If public safety is really driving these program interruptions then perhaps they could take a few minutes every month or two during a newscast or run a series of PSAs to discuss the sorts of things every home should have in the event of a weather or other emergency.

Brian

..."A more credible case could be made that we don’t need to see Horner and her wavy-gravy weather screens all night long..."

LOL! Oh my god, Aaron - I couldn't stop laughing! I doubt anyone born before 1960 caught the humor - but I did...it was one of your best lines ever! Keep up the good work....

.... and remember... "Don't take the Brown Acid....Stay away from the Brown Acid!"
Too funny!

The DB

I think it's sad that Aaron got sucked into Derrick's self promotion site. He broadcast fire Katie, wall to wall, while his forum he backpedaled worse than a circus performer. Ya know when Derrick pulls the forums off his slanderous site, you know something is wrong. The posters are not agreeing with him, his minions get on and attack (sometimes with obscene comments) people with differing viewpoints, and try to explain his point without disclosing his agenda, his hidden agenda, whatever it is. He claims to have all the media outlets (internet, radio, etc) clamoring for his voice, yet when I check on the sources, I find very few posts. I find more self promotion. Derrick is exposed, as they say, the self proclaimed emperor has no clothes.

Magic_Al

Where I am, in the Sioux Falls, SD market, even text crawls are annoying to HDTV viewers because the local stations are incapable of originating HD digital programming. They can pass along the digital network signal, but their own programming is analog that is converted to digital at the transmitter. If they alter network programming in any way, such as by adding a text crawl, the entire picture is reduced to analog-quality standard definition. During a winter storm a list of the next morning's closing announcements runs at the bottom of the screen continuously, deactivating HDTV for the evening. Just to rub it in, the stations also operate 24-hour local weather channels on the digital sideband where people who want that information could go instead.

Dave

Same problem in the Detroit market. Drives me nuts. When you stew it all down, there really isn't any substance to the vast majority of the reports. if it gets bad enough I'm turning the TV off . . .

wiksia

Every station these days uses servers to air most, if not all, of their non-network content (syndicated shows, commercials, promotions, etc.). A simple have-your-cake-and-eat-it-too solution would be for the weather folk to break into a program when they have to (severe weather ONLY, please!) and when they've finished their update, resume the program at the point of the interruption. All they have to do, in effect, is to TiVo their network feed and pause it when needed. If the current agreements between networks and affiliates don't allow this, then stations need to get their lawyers on the phone and work it out. It has the potential to make meteorologists, networks, advertisers and even the lowly viewers relatively happy with the situation under very trying circumstances.
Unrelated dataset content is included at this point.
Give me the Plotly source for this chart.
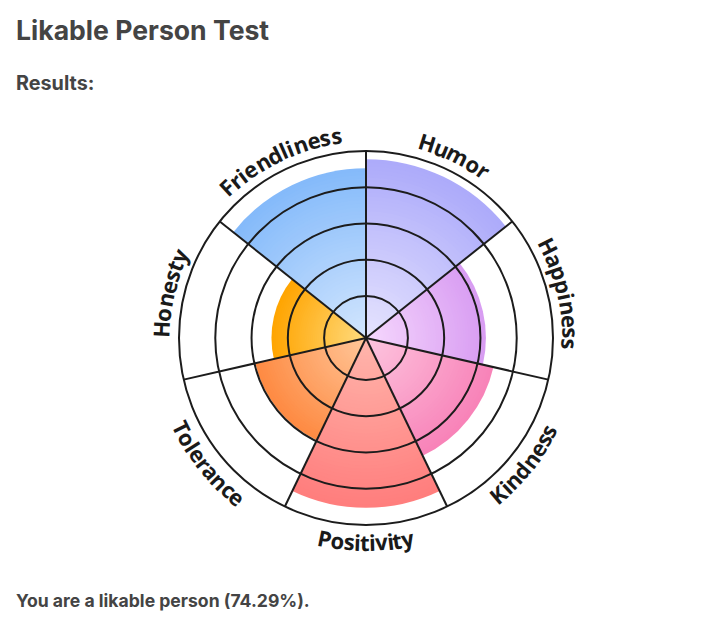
import math
import plotly.graph_objects as go

# ---------------- data ----------------
categories = ["Humor", "Happiness", "Kindness", "Positivity", "Tolerance", "Honesty", "Friendliness"]
scores = [95.5, 63, 69, 90.5, 59.5, 49, 90.5]
ring_ticks = [20, 40, 60, 80]
title_text = "Likable Person Test"
subtitle_text = "Results:"
result_text = "You are a likable person (74.29%)."

# ---------------- style ----------------
outer_colors = ["#acaafa", "#d89cf2", "#f882b8", "#ff7d7d", "#fe8a42", "#ffa400", "#84bafa"]
inner_colors = ["#e6e4fe", "#f6d8fd", "#fdc6df", "#ffb6ac", "#ffc79a", "#ffdb7e", "#d3e6fe"]
GRID = "#1c1c1c"
W, H = 702, 621
CX, CY, RAD = 366, 338, 187
R_MIN, R_MAX = -3.1, 100
N_STEPS = 48

n = len(categories)
step = 360.0 / n
centers = [step * (i + 0.5) for i in range(n)]
bounds = [step * i for i in range(n)]


def hex2rgb(h):
    h = h.lstrip("#")
    return [int(h[i:i + 2], 16) for i in (0, 2, 4)]


def mix(c1, c2, t):
    a, b = hex2rgb(c1), hex2rgb(c2)
    return "rgb(%d,%d,%d)" % tuple(round(a[i] + (b[i] - a[i]) * t) for i in range(3))


fig = go.Figure()

# gradient bars: overlaid wedges, largest first
for k in range(N_STEPS):
    frac = 1 - k / N_STEPS
    t = max(0.0, frac - 0.5 / N_STEPS)
    cols = [mix(inner_colors[i], outer_colors[i], t) for i in range(n)]
    fig.add_trace(go.Barpolar(
        r=[(s - R_MIN) * frac for s in scores],
        base=R_MIN,
        theta=centers,
        width=[step] * n,
        marker=dict(color=cols, line=dict(width=0)),
        subplot="polar",
        hoverinfo="skip",
        showlegend=False,
    ))

# invisible trace so the grid overlay subplot is drawn
fig.add_trace(go.Scatterpolar(r=[R_MIN], theta=[0], mode="markers",
                              marker=dict(opacity=0), subplot="polar2",
                              hoverinfo="skip", showlegend=False))

dom_x = [(CX - RAD) / W, (CX + RAD) / W]
dom_y = [(H - CY - RAD) / H, (H - CY + RAD) / H]

hidden_radial = dict(range=[R_MIN, R_MAX], showgrid=False, showline=False,
                     showticklabels=False, ticks="")
fig.update_layout(
    width=W, height=H,
    margin=dict(l=0, r=0, t=0, b=0),
    paper_bgcolor="white",
    showlegend=False,
    polar=dict(
        domain=dict(x=dom_x, y=dom_y),
        bgcolor="white",
        barmode="overlay",
        radialaxis=hidden_radial,
        angularaxis=dict(direction="clockwise", rotation=90, showgrid=False,
                         showline=False, showticklabels=False, ticks=""),
    ),
    polar2=dict(
        domain=dict(x=dom_x, y=dom_y),
        bgcolor="rgba(0,0,0,0)",
        radialaxis=dict(range=[R_MIN, R_MAX], tickvals=ring_ticks, showticklabels=False,
                        ticks="", showline=False, showgrid=True, gridcolor=GRID, gridwidth=2),
        angularaxis=dict(direction="clockwise", rotation=90, tickvals=bounds,
                         showticklabels=False, ticks="", showgrid=True, gridcolor=GRID,
                         gridwidth=2, showline=True, linecolor=GRID, linewidth=2),
    ),
)

# curved category labels, one annotation per glyph
ADV = {"F": 0.575, "H": 0.732, "K": 0.672, "P": 0.617, "T": 0.565, "a": 0.597, "c": 0.508,
       "d": 0.635, "e": 0.580, "i": 0.286, "l": 0.286, "m": 0.952, "n": 0.635, "o": 0.604,
       "p": 0.635, "r": 0.422, "s": 0.489, "t": 0.411, "u": 0.635, "v": 0.554, "y": 0.554}
FS = 22


def place_label(text, th_c):
    top = math.cos(math.radians(th_c)) > 0
    advs = [ADV.get(ch, 0.55) * FS for ch in text]
    total = sum(advs)
    r_base = 197 if top else 212
    r_pos = 205 if top else 204
    pos = -total / 2
    for ch, a in zip(text, advs):
        s = pos + a / 2
        pos += a
        d = math.degrees(s / r_base)
        th = th_c + d if top else th_c - d
        x = CX + r_pos * math.sin(math.radians(th))
        y = CY - r_pos * math.cos(math.radians(th))
        ang = th if top else th - 180
        ang = ((ang + 180) % 360) - 180
        fig.add_annotation(x=x / W, y=1 - y / H, xref="paper", yref="paper", text=ch,
                           textangle=ang, showarrow=False, xanchor="center", yanchor="middle",
                           font=dict(family="Open Sans", size=FS, color="#1a1a1a", weight=700))


for name, c in zip(categories, centers):
    place_label(name, c)

HEAD = "#444444"
fig.add_annotation(x=14 / W, y=1 - 30 / H, xref="paper", yref="paper", text=title_text,
                   showarrow=False, xanchor="left", yanchor="middle",
                   font=dict(family="Inter", size=26.6, color=HEAD, weight=700))
fig.add_annotation(x=14 / W, y=1 - 82.5 / H, xref="paper", yref="paper", text=subtitle_text,
                   showarrow=False, xanchor="left", yanchor="middle",
                   font=dict(family="Inter", size=19.8, color=HEAD, weight=700))
fig.add_annotation(x=14 / W, y=1 - 600 / H, xref="paper", yref="paper", text=result_text,
                   showarrow=False, xanchor="left", yanchor="middle",
                   font=dict(family="Inter", size=17.6, color=HEAD, weight=700))

fig.write_html("out.html")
In response to an earlier post, I have seen weather & school closing crawls continue during commercials. They usually squeeze back the program a little, running the crawls underneath with a promotional banner on one side with their "first in storm coverage" or "community concern" logos. Just because they care. About your dollars.

Fred Houston

Aaron, if you do a followup to this story, here's some things to consider....
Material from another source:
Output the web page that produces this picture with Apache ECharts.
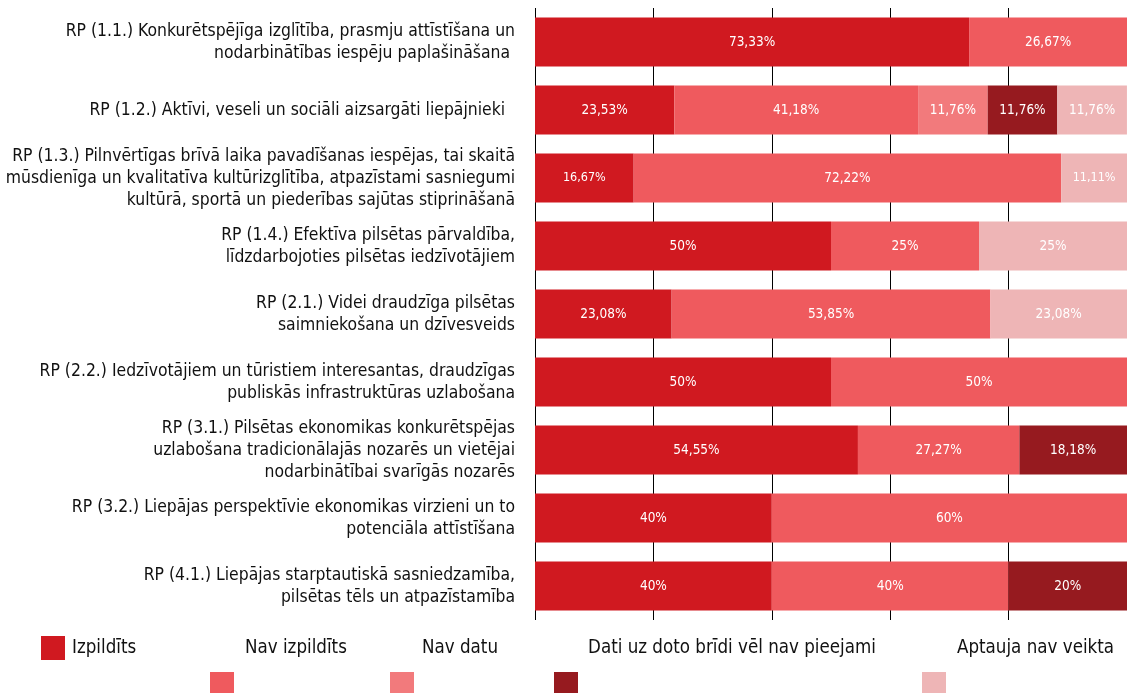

After going over the firekatie.com forums for several days (it's not up anymore), I find a few key points that those who support Katie never bother to refute and just simply ignore...
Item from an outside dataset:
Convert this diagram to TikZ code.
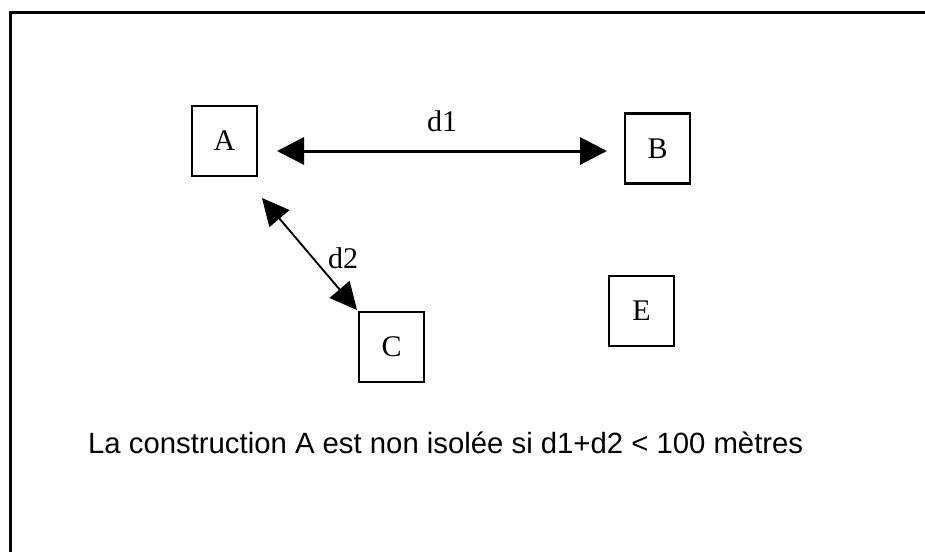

1. I think the key to one reason TV stations do this is to "one-up" the other stations. For a few weeks after a major storm, the TV stations run "pat-me-on-the-back" commercials about how great they are during weather interruptions. If they did it solely for the public, why look for the glory and advertise how great one's weather forecasting is?

2. Why are weather radios so bad compared to someone on TV using the latest techno-do-thingy to show us how they can let us see into a storm? (And why do we care to see what's in the middle of the storm? Shouldn't we be taking cover?) Weather radios have come a long way and can even sound an alert when they're off as opposed to TV which can't turn itself on during bad weather.

2a. Even the weather service has said one of the reasons they started using the SAME technology is because the old alerts would turn off those who were not in the alert area but got the alert signal because it was too general. The same is true with weather interruptions - for the only affected area is a town 50 miles to the southeast, does the whole metro need to know?

3. Who is this Derek Smith? Some say it's a competitor. Is it really a competitor or a really ticked off viewer? Even if it's just a viewer, the other stations seem to be having a hayday with it too. Mike Thompson has been interviewed in the past in which he seems concerned about how Katie reports the weather coverage, and now I found something on wikipedia's site about KCTV...

http://en.wikipedia.org/wiki/KCTV-Tower#Controversial_programming

The person who edited the site goes by the name Amnewsboy. (Click the History tab at the top of the wikipedia article to see all edits to the article) Amnewsboy's bio reads:

"Well, hello. I'm Troy Diggs (18Sep1976 - Current), a television news producer."

and continues...

"I currently live in Kansas City, Missouri and work for KMBC."

Source: http://en.wikipedia.org/wiki/User:Amnewsboy

So where most of the weather folks who blog about how bad firekatie.com is are folks from the TV business themselves, it seems they are taking this opportunity to help heap the coals on Katie too in their own interests.

It's really about the ratings, right? If the TV folks are really standing firm with one another then why does a TV producer from the local competitor decide to add it to the Controversial Programming section of the wikipedia page for KCTV? Hmmm... the enemy of my enemy is my friend?

Slowly, one thing will emerge from this firekatie.com site: the true purpose for why we need wall-to-wall coverage of the weather...

...public safety or ratings?

Fred Houston
Kansas City, MO

The comments to this entry are closed.